Plotting code records ▸
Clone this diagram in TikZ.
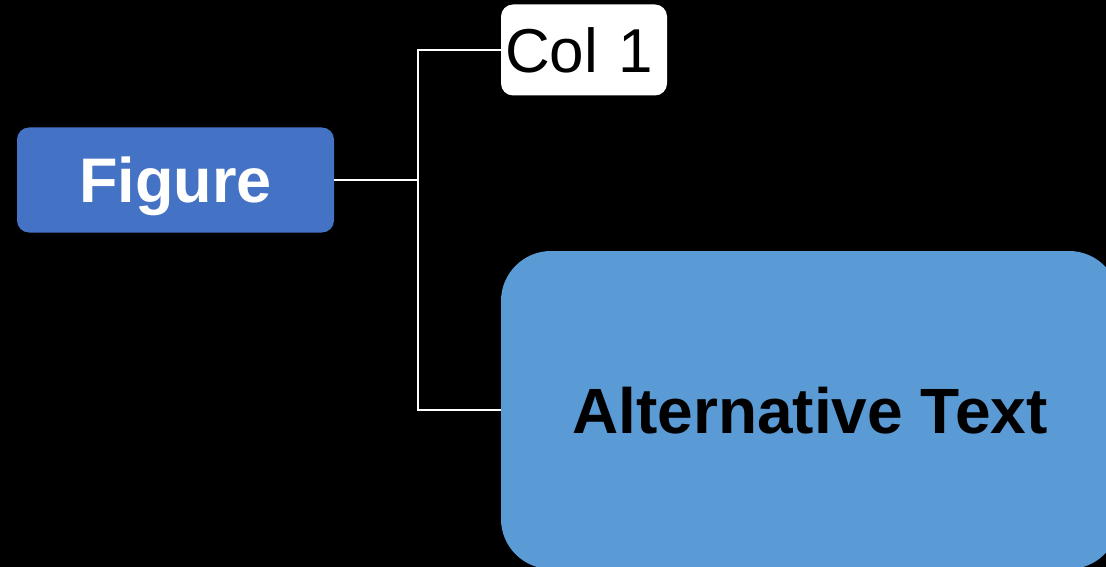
\documentclass[tikz,border=0pt]{standalone}
\usepackage{fontspec}
\setmainfont{Liberation Sans}
\definecolor{figblue}{HTML}{4472C4}
\definecolor{altblue}{HTML}{5B9BD5}
\begin{document}
\begin{tikzpicture}[x=1pt,y=-1pt,
  box/.style={rectangle, rounded corners=#1, inner sep=0pt, text depth=0pt},
  link/.style={draw=white, line width=1.5pt}]
  % canvas
  \fill[black] (0,0) rectangle (1106,567);
  \useasboundingbox (0,0) rectangle (1106,567);
  \clip (0,0) rectangle (1106,567);

  % boxes
  \node[box=12pt, fill=figblue, text=white, minimum width=317pt, minimum height=105pt,
        text height=45pt, font=\fontsize{63}{63}\selectfont\bfseries] (fig) at (175.5,180) {Figure};
  \node[box=12pt, fill=white, text=black, minimum height=91pt, text height=46pt,
        text width=158pt, inner xsep=4pt, align=left,
        font=\fontsize{62}{62}\selectfont] (col) at (584,50) {Col 1};
  \node[box=50pt, fill=altblue, text=black, minimum width=618pt, minimum height=318pt,
        text height=46pt, font=\fontsize{64}{64}\selectfont\bfseries] (alt) at (810,410) {Alternative Text};

  % connectors
  \coordinate (j) at (418,180);
  \draw[link] (fig.east) -- (j);
  \draw[link] (j) |- (col.west);
  \draw[link] (j) |- (alt.west);
\end{tikzpicture}
\end{document}
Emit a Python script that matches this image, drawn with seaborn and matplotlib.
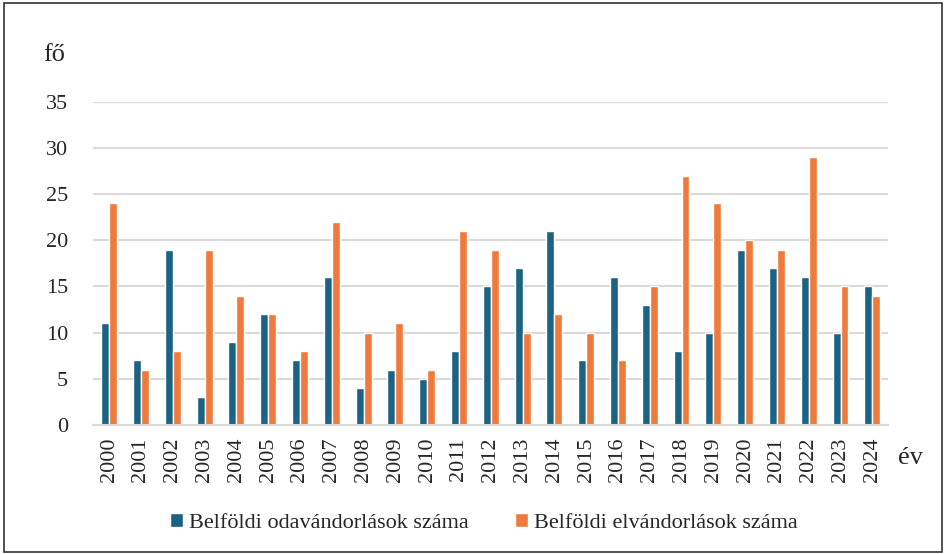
"""
Belföldi oda- és elvándorlások száma évenként (2000–2024), csoportosított oszlopdiagram.
"""

import matplotlib.pyplot as plt
import pandas as pd
import seaborn as sns
from matplotlib.patches import Rectangle

years = [str(y) for y in range(2000, 2025)]
odavandorlas = [11, 7, 19, 3, 9, 12, 7, 16, 4, 6, 5, 8, 15, 17, 21, 7, 16, 13, 8, 10, 19, 17, 16, 10, 15]
elvandorlas = [24, 6, 8, 19, 14, 12, 8, 22, 10, 11, 6, 21, 19, 10, 12, 10, 7, 15, 27, 24, 20, 19, 29, 15, 14]
series_names = ["Belföldi odavándorlások száma", "Belföldi elvándorlások száma"]
yticks = [0, 5, 10, 15, 20, 25, 30, 35]

BLUE = "#1b6283"
ORANGE = "#ee7b3c"


def main():
    df = pd.DataFrame({
        "ev": years * 2,
        "fo": odavandorlas + elvandorlas,
        "sorozat": [series_names[0]] * len(years) + [series_names[1]] * len(years),
    })

    sns.set_theme(style="white")
    plt.rcParams["font.family"] = ["Liberation Serif", "DejaVu Serif"]

    fig = plt.figure(figsize=(9.52, 5.54), dpi=100)
    ax = fig.add_axes([0.098, 0.233, 0.835, 0.583])

    sns.barplot(
        data=df, x="ev", y="fo", hue="sorozat", order=years, hue_order=series_names,
        palette=[BLUE, ORANGE], width=0.5, gap=0.0, edgecolor="white", linewidth=1.0,
        saturation=1, ax=ax,
    )

    ax.set_ylim(0, 35)
    ax.set_yticks(yticks)
    ax.set_yticklabels([str(t) for t in yticks], fontsize=16)
    ax.yaxis.grid(True, color="#d9d9d9", linewidth=1.5)
    ax.set_axisbelow(True)
    ax.tick_params(axis="y", length=0, pad=18)
    ax.tick_params(axis="x", length=0, pad=9, labelsize=16, rotation=90)
    for s in ["top", "right", "left"]:
        ax.spines[s].set_visible(False)
    ax.spines["bottom"].set_color("#d9d9d9")
    ax.spines["bottom"].set_linewidth(1.5)
    ax.set_xlabel("")
    ax.set_ylabel("")
    ax.set_xlim(-0.5, len(years) - 0.5)

    fig.text(0.045, 0.9, "fő", fontsize=19, ha="left", va="center")
    fig.text(0.943, 0.173, "év", fontsize=19, ha="left", va="center")

    handles, labels = ax.get_legend_handles_labels()
    ax.legend(
        handles, labels, loc="center", bbox_to_anchor=(0.508, 0.056), bbox_transform=fig.transFigure,
        ncol=2, frameon=False, fontsize=16, handlelength=0.6, handleheight=0.6,
        handletextpad=0.25, columnspacing=2.1,
    )

    fig.patches.append(Rectangle((0.004, 0.004), 0.985, 0.99, transform=fig.transFigure,
                                 fill=False, edgecolor="#333333", linewidth=1.2))

    fig.savefig("out.png", dpi=100)
    plt.close(fig)


if __name__ == "__main__":
    main()
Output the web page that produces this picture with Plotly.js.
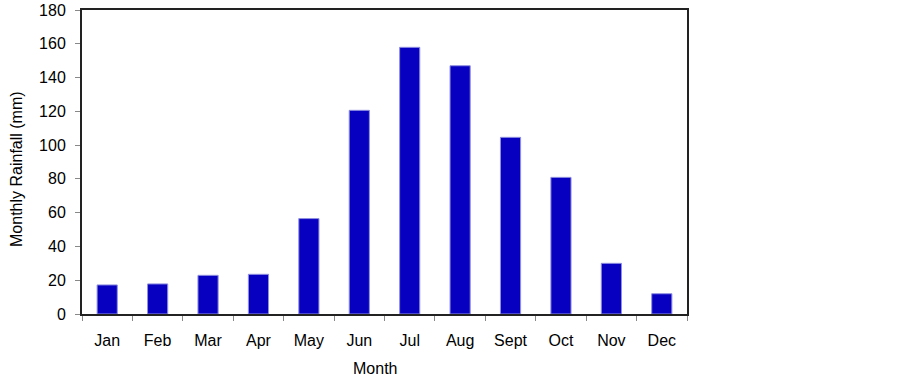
<!DOCTYPE html>
<html><head><meta charset="utf-8">
<script src="https://cdn.plot.ly/plotly-3.0.1.min.js"></script>
<style>html,body{margin:0;padding:0;background:#fff}#c{width:903px;height:381px}</style>
</head><body><div id="c"></div>
<script>
const months = ["Jan","Feb","Mar","Apr","May","Jun","Jul","Aug","Sept","Oct","Nov","Dec"];
const rainfall = [17.2, 17.8, 22.9, 23.5, 56.5, 120.6, 157.9, 147.0, 104.6, 80.9, 30.0, 12.0];
const yTicks = [0,20,40,60,80,100,120,140,160,180];
const xTitle = "Month";
const yTitle = "Monthly Rainfall (mm)";

const font = {family: "Liberation Sans, Arial, sans-serif", size: 16, color: "#000"};
Plotly.newPlot("c", [{
  type: "bar", x: months, y: rainfall,
  marker: {color: "#0800C0", line: {color: "#9090e0", width: 1}},
  width: 0.4, hoverinfo: "none"
}], {
  width: 903, height: 381,
  margin: {l: 82, r: 216, t: 10, b: 67},
  paper_bgcolor: "#fff", plot_bgcolor: "#fff",
  font: font, showlegend: false,
  xaxis: {
    tickson: "boundaries", ticks: "outside", ticklen: 5, tickcolor: "#888", tickwidth: 1,
    showline: true, linecolor: "#222", linewidth: 2, mirror: true,
    showgrid: false, zeroline: false, ticklabelstandoff: 11
  },
  yaxis: {
    range: [0, 180], tickvals: yTicks, ticks: "outside", ticklen: 5, tickcolor: "#888",
    showline: true, linecolor: "#222", linewidth: 2, mirror: true,
    showgrid: false, zeroline: false, ticklabelstandoff: 6
  },
  annotations: [
    {text: xTitle, xref: "paper", yref: "paper", x: 0.484, y: 0, xanchor: "center", yanchor: "middle",
     yshift: -54, showarrow: false, font: font},
    {text: yTitle, xref: "paper", yref: "paper", x: 0, y: 0.477, xanchor: "center", yanchor: "middle",
     xshift: -65, textangle: -90, showarrow: false, font: font}
  ]
}, {staticPlot: true});
</script></body></html>
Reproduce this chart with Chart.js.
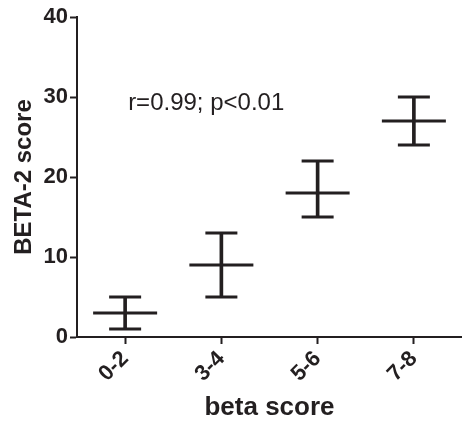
<!DOCTYPE html>
<html>
<head>
<meta charset="utf-8">
<script src="https://cdn.jsdelivr.net/npm/chart.js@4"></script>
<style>
  html, body { margin: 0; padding: 0; background: #fff; }
  #wrap { width: 462px; height: 426px; }
</style>
</head>
<body>
<div id="wrap"><canvas id="c" width="462" height="426"></canvas></div>
<script>
const categories = ['0-2', '3-4', '5-6', '7-8'];
const means = [3, 9, 18, 27];
const lows = [1, 5, 15, 24];
const highs = [5, 13, 22, 30];
const yTicks = [0, 10, 20, 30, 40];
const annotationText = 'r=0.99; p<0.01';
const xTitle = 'beta score';
const yTitle = 'BETA-2 score';

const INK = '#231f20';
const FONT = "'Liberation Sans', Arial, Helvetica, sans-serif";

const annotationPlugin = {
  id: 'annot',
  afterDatasetsDraw(chart) {
    const { ctx, scales } = chart;
    ctx.save();
    ctx.fillStyle = INK;
    ctx.font = '24px ' + FONT;
    ctx.textAlign = 'left';
    ctx.textBaseline = 'middle';
    const x = scales.x.getPixelForValue(0) + 3;
    const y = scales.y.getPixelForValue(29.2);
    ctx.fillText(annotationText, x, y);
    ctx.restore();
  }
};

const pointDs = (data, radius) => ({
  type: 'line',
  data: data,
  showLine: false,
  pointStyle: 'line',
  pointRadius: radius,
  pointHoverRadius: radius,
  pointBorderWidth: 3,
  pointHoverBorderWidth: 3,
  borderColor: INK,
  backgroundColor: INK,
  clip: false,
  order: 0
});

new Chart(document.getElementById('c'), {
  data: {
    labels: categories,
    datasets: [
      {
        type: 'bar',
        data: lows.map((l, i) => [l, highs[i]]),
        backgroundColor: INK,
        borderWidth: 0,
        barThickness: 3,
        order: 1
      },
      pointDs(means, 32),
      pointDs(lows, 16),
      pointDs(highs, 16)
    ]
  },
  options: {
    responsive: false,
    animation: false,
    events: [],
    layout: { autoPadding: false, padding: { left: 0, right: 0, top: 17, bottom: 0 } },
    plugins: { legend: { display: false }, tooltip: { enabled: false } },
    scales: {
      x: {
        type: 'category',
        offset: true,
        grid: { display: true, drawOnChartArea: false, drawTicks: true, tickLength: 7, tickWidth: 2, tickColor: INK, offset: false },
        border: { display: true, color: INK, width: 2 },
        ticks: {
          color: INK,
          font: { family: FONT, size: 22, weight: 'bold' },
          minRotation: 45,
          maxRotation: 45,
          padding: 2
        },
        title: {
          display: true,
          text: xTitle,
          color: INK,
          font: { family: FONT, size: 26, weight: 'bold', lineHeight: 1.2 },
          padding: { top: 0, bottom: 3 }
        },
        afterFit(scale) {
          scale.height = 89;
          scale.paddingLeft = 0;
          scale.paddingRight = 0;
        }
      },
      y: {
        type: 'linear',
        min: 0,
        max: 40,
        afterBuildTicks(axis) { axis.ticks = yTicks.map(v => ({ value: v })); },
        grid: { display: true, drawOnChartArea: false, drawTicks: true, tickLength: 7, tickWidth: 2, tickColor: INK },
        border: { display: true, color: INK, width: 2 },
        ticks: {
          color: INK,
          font: { family: FONT, size: 22, weight: 'bold' },
          padding: 2
        },
        title: {
          display: true,
          text: yTitle,
          color: INK,
          font: { family: FONT, size: 24, weight: 'bold', lineHeight: 1.2 },
          padding: { top: 10, bottom: 0 }
        },
        afterFit(scale) {
          scale.width = 77;
          scale.paddingTop = 0;
          scale.paddingBottom = 0;
        }
      }
    }
  },
  plugins: [annotationPlugin]
});
</script>
</body>
</html>
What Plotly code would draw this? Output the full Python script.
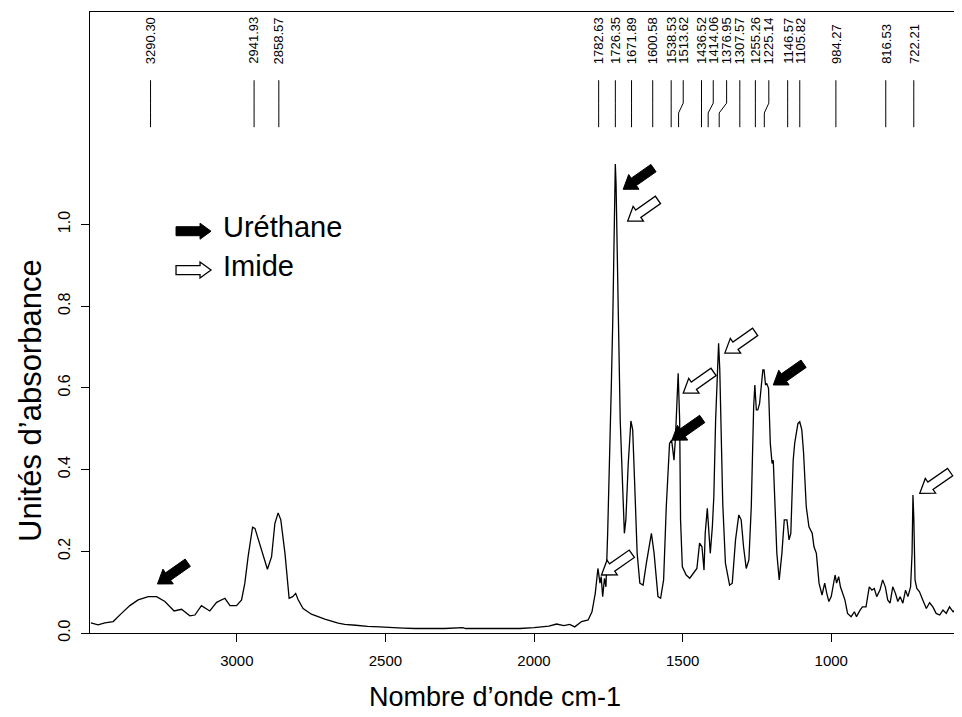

Task brief ▸ From the listing above, copy out each line where the word "this" appears.

Answer to the exercise ▸
Clone this diagram in TikZ.
Emit a Python script that matches this image, drawn with seaborn and matplotlib.
Output the web page that produces this picture with Plotly.js.
Reproduce this chart with Chart.js.
What Plotly code would draw this? Output the full Python script.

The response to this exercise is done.